Munster face age time-bomb

THE QUESTION most associated with Munster rugby conveniently choose to ignore re-surfaced once again at Thomond Park on Saturday.

Munster face age time-bomb

Following the failure of the current side to qualify for the knockout stages of the Heineken Cup for the first time since 1999, the writing is on the wall for a number of the older players. The end of one of the greatest eras in the history of Irish rugby is also in sight.

Saturday’s 20-14 defeat by Harlequins said all that needed to be said about the one time greats of the European game.

Several great players are approaching or have passed their sell-by date, with even those closest to the scene for a decade and more accepting that they let themselves and their followers down very badly in the Thomond Park sunshine.

The margin in the English side’s favour could and indeed should have been appreciably wider than six points.

This Munster team has grown old together and will require a massive amount of rebuilding if the province is to be a major force in the game in the future. Ten of Saturday’s side are now on the wrong side of the 30 mark.

Where would Munster rugby have been for the past decade and more without the likes of John Hayes, David Wallace, Ronan O’Gara, Marcus Horan and Peter Stringer.

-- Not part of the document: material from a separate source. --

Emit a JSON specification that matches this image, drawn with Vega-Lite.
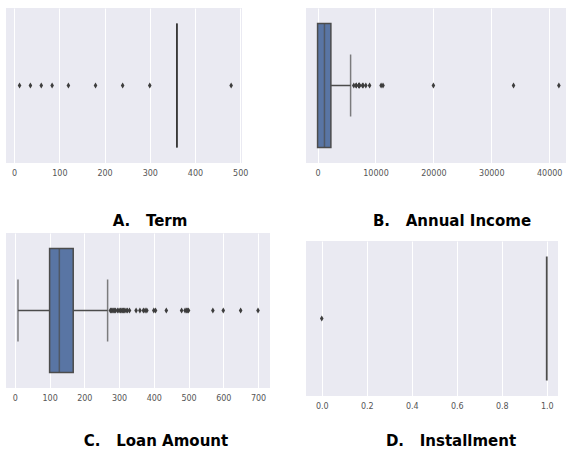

The service they have given Munster and Irish rugby and what they have achieved for the game in the process has been enormous and their record speaks for itself.

But the respective ages of the quintet are 37, 34, 34, 33 and 33. Donncha O’Callaghan, Mick O’Driscoll, Doug Howlett and injured hooker Jerry Flannery are all 32; Paul O’Connell, 31. Thirty six year-old Alan Quinlan retires at the end of the month and Paul Warwick and Tony Buckley are on their way to Stade Francais and Sale Sharks.

It would, of course, be ridiculous to suggest that all of these players have actually reached the end of the road.

It is a near certainty that O’Gara, Wallace, O’Callaghan and O’Connell will play leading roles during Ireland’s World Cup campaign next September and October. Equally, though, it could hardly be denied that time is not on their side and that the levels the team reached against Harlequins were a long way short of what they were once so comfortably capable of attaining.

Those who still see a future in the current squad will understandably point to the 15 point lead they carry into the final round of the Magners League next weekend. It is a valid point but you have to wonder if it says as much about the strength of that competition as Munster’s ability to compete at the very highest level.

In my view, the Magners comes some distance behind the Heineken and even the current Amlin where intensity and physicality are concerned. And that’s why Munster are out of both competitions.

Peter Stringer was just one of those forced to shake his head in frustration as he attempted to explain the poverty of Saturday’s performance. He has been obliged to play a secondary role over the past few weeks but this clearly didn’t diminish the pain of the defeat for the great hearted number nine.

“I don’t think the end of an era comes into it. A defeat is a defeat and you take it in the context of 15 guys taking the pitch and guys coming off the bench and you really don’t see outside of that. It’s a defeat and it’s bitterly disappointing but it’s only one game. We’ve been going well this season, we’ve fought hard since Christmas to get where we wanted and to play the type of rugby that we’re proud of playing. But it just didn’t happen today.”

Harlequins had good reason to be kicking themselves for having only a seven point lead having run the show for the first forty minutes. When Felix Jones went over for a fine try that Ronan O’Gara converted just on half-time and Paul O’Connell arrived immediately on the restart the Red Army and those around him were clearly lifted. It looked as if the momentum was heading Munster’s way. But they were quickly back to making the most elementary errors, especially in the area of handling and passing.

Not surprisingly, referee Romain Poite saw little good in anything Munster did while turning a blind eye on Quins’ many indiscretions, especially where constantly encroaching beyond the offside line was concerned. The one thing that can be stated in his favour is that he is in no way intimidated by the Thomond Park atmosphere. On the contrary, he seems to delight in driving the fans to distraction.

Thankfully, however, McGahan wasn’t prepared to blame the referee for his side’s failures.

Stringer also faced up to reality: “We came up against a good side and let ourselves down. We didn’t control the game the way we would have wanted, a lot of mistakes, and at the end of the day, we have only ourselves to blame.”

As a collective unit Munster failed, individually there was hardly a single player to earn a plus mark. There was no cutting edge in the middle of the park where the search for a world-class centre must intensify.

McGahan and his management team must also examine their own part.

They and their players must be fearing what the remainder of the season could hold with every possibility of Leinster coming to Thomond Park for a Magners League final at the end of May.

On current form, there could be only one outcome.